Lili had bounced back after two divorces and an abortion, and though I knew she still suffered from some of the things she had seen as a photojournalist, she was at heart an optimistic person. I had suffered the loss of two unborn children, the destruction of my marriage and my career in IT, as well as my year’s incarceration.
“It’s not just the ability to be resilient,” Lili said. “Some people don’t have the emotional and financial resources we do. I read somewhere that a huge percentage of people on the streets have psychological problems.”
“I consider myself very fortunate,” I said, taking Lili’s hand. “I had a home to come back to and a dog to teach me how to love again
. And then I met you, which was the luckiest thing yet.”
I hoped that my luck would hold, and that I wouldn’t do something to screw up my relationship with Lili. Even after less than a year together, my heart told me that what Lili and I had was so much stronger than what I’d had with Mary. Sure, Lili and I had small problems, but at heart I knew we were well-suited to each other, and she seemed to agree.
* * *
Sunday morning Rochester didn’t want to walk very far, which was unusual for my happy-go-lucky dog, and he seemed to be favoring his back right leg. I was attuned to his moods and I’d learned that he could be very skilled at hiding pain. When we got home, I sat down on the tile floor and pulled him over to me. “Let’s see what you’ve got going on, puppy,” I said.
He squirmed and wiggled but I immobilized him and shifted so I could see check each of his paws.
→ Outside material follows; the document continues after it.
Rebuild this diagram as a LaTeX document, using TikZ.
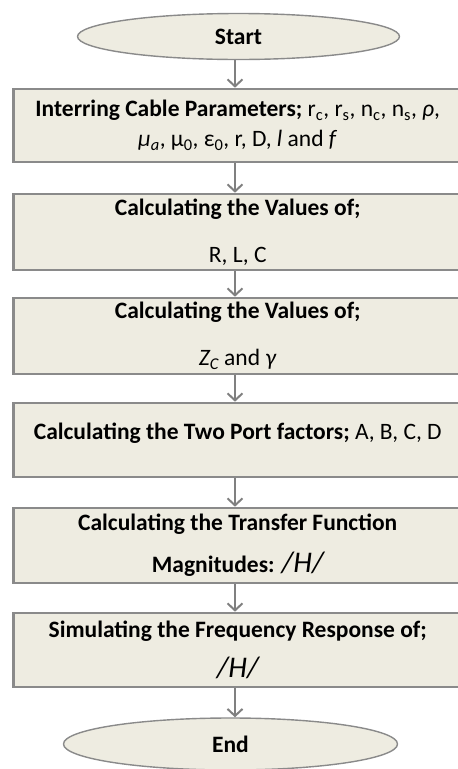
\documentclass[tikz,border=0pt]{standalone}
\usepackage{fontspec}
\setmainfont{Carlito}
\usepackage{xcolor}
\usetikzlibrary{arrows.meta,positioning,shapes.geometric}

\definecolor{boxfill}{HTML}{EEECE1}
\definecolor{boxline}{HTML}{8A8A8A}
\definecolor{arrowgray}{HTML}{808080}

\newcommand{\magH}{{\mdseries\itshape\fontsize{30}{32}\selectfont /H/}}

\tikzset{
  stepbox/.style={draw=boxline,line width=2.6pt,fill=boxfill,minimum width=448.5pt,
    align=center,inner sep=0pt,font=\fontsize{23.5}{28}\selectfont\bfseries},
  termnode/.style={ellipse,draw=boxline,line width=1.4pt,fill=boxfill,inner sep=0pt,
    font=\fontsize{23.5}{28}\selectfont\bfseries},
  flowarrow/.style={draw=arrowgray,line width=2pt,
    -{Straight Barb[length=7pt,width=15pt,line width=2pt]}}
}

\begin{document}
\begin{tikzpicture}[x=1pt,y=-1pt]
  \useasboundingbox (0,0) rectangle (458,769);
  \coordinate (spine) at (235,0);

  \node[termnode,minimum width=322pt,minimum height=46pt] (start) at (238.5,36.5) {Start};
  \node[stepbox,minimum height=73pt] (params) at (237.75,125.5)
    {Interring Cable Parameters; {\mdseries r\textsubscript{c}, r\textsubscript{s}, n\textsubscript{c}, n\textsubscript{s}, \textit{ρ},}\\[2pt]
     {\mdseries \textit{μ\textsubscript{a}}, μ\textsubscript{0}, ε\textsubscript{0}, r, D, \textit{l} and \textit{f}}};
  \node[stepbox,minimum height=76pt] (rlc) at (237.75,232)
    {Calculating the Values of;\\[19pt] {\mdseries R, L, C}};
  \node[stepbox,minimum height=76pt] (zgamma) at (237.75,336)
    {Calculating the Values of;\\[19pt] {\mdseries\itshape Z\textsubscript{C}} {\mdseries and \textit{γ}}};
  \node[stepbox,minimum height=74pt,text height=17pt,text depth=19pt] (ports) at (237.75,440)
    {Calculating the Two Port factors; {\mdseries A, B, C, D}};
  \node[stepbox,minimum height=75pt] (transfer) at (237.75,545.5)
    {Calculating the Transfer Function\\[14pt] Magnitudes: \magH};
  \node[stepbox,minimum height=74pt] (simulate) at (237.75,650)
    {Simulating the Frequency Response of;\\[12pt] \magH};
  \node[termnode,minimum width=334pt,minimum height=52pt] (end) at (230.5,744) {End};

  % arrows down the chart
  \foreach \a/\b in {start/params,params/rlc,rlc/zgamma,zgamma/ports,ports/transfer,transfer/simulate,simulate/end}
    \draw[flowarrow] (\a.south -| spine) -- (\b.north -| spine);
\end{tikzpicture}
\end{document}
He had torn a toenail on one of his back paws, and the nail bed was red and swollen. “What did you do? I trimmed your toenails last week.”
He looked up at me with a woeful face. We had a regular grooming routine. I cleaned his teeth every couple of days with turkey-flavored toothpaste; I groomed him with a special brush that pulled dead fur from his undercoat; I swabbed his ears with medicated pads and whenever his toenails got too long I trimmed them with an electric gadget.
“What’s up?” Lili asked as she walked downstairs.
“We’re going to have to go see Dr. Horz first thing tomorrow morning,” I said. “Rochester has an infected toenail.” I cleaned the wound and squeezed some antibiotic ointment onto it, and then sat on the floor scratching Rochester’s belly.
Edith called later that day to thank us for our visit. “It was so wonderful to see you,” she said. “I admit, I get a little depressed here. Sometimes it feels like God’s waiting room, that people come here to die. My roommate, that poor Mrs. Tuttle? She passed away right after you came to see us.”
“I’m sorry, Edith,” I said.
“I’m sure it was her time, dear,” Edith said. “It was very sweet that she reached out to Rochester just before she died. He might have been the last being who touched her.”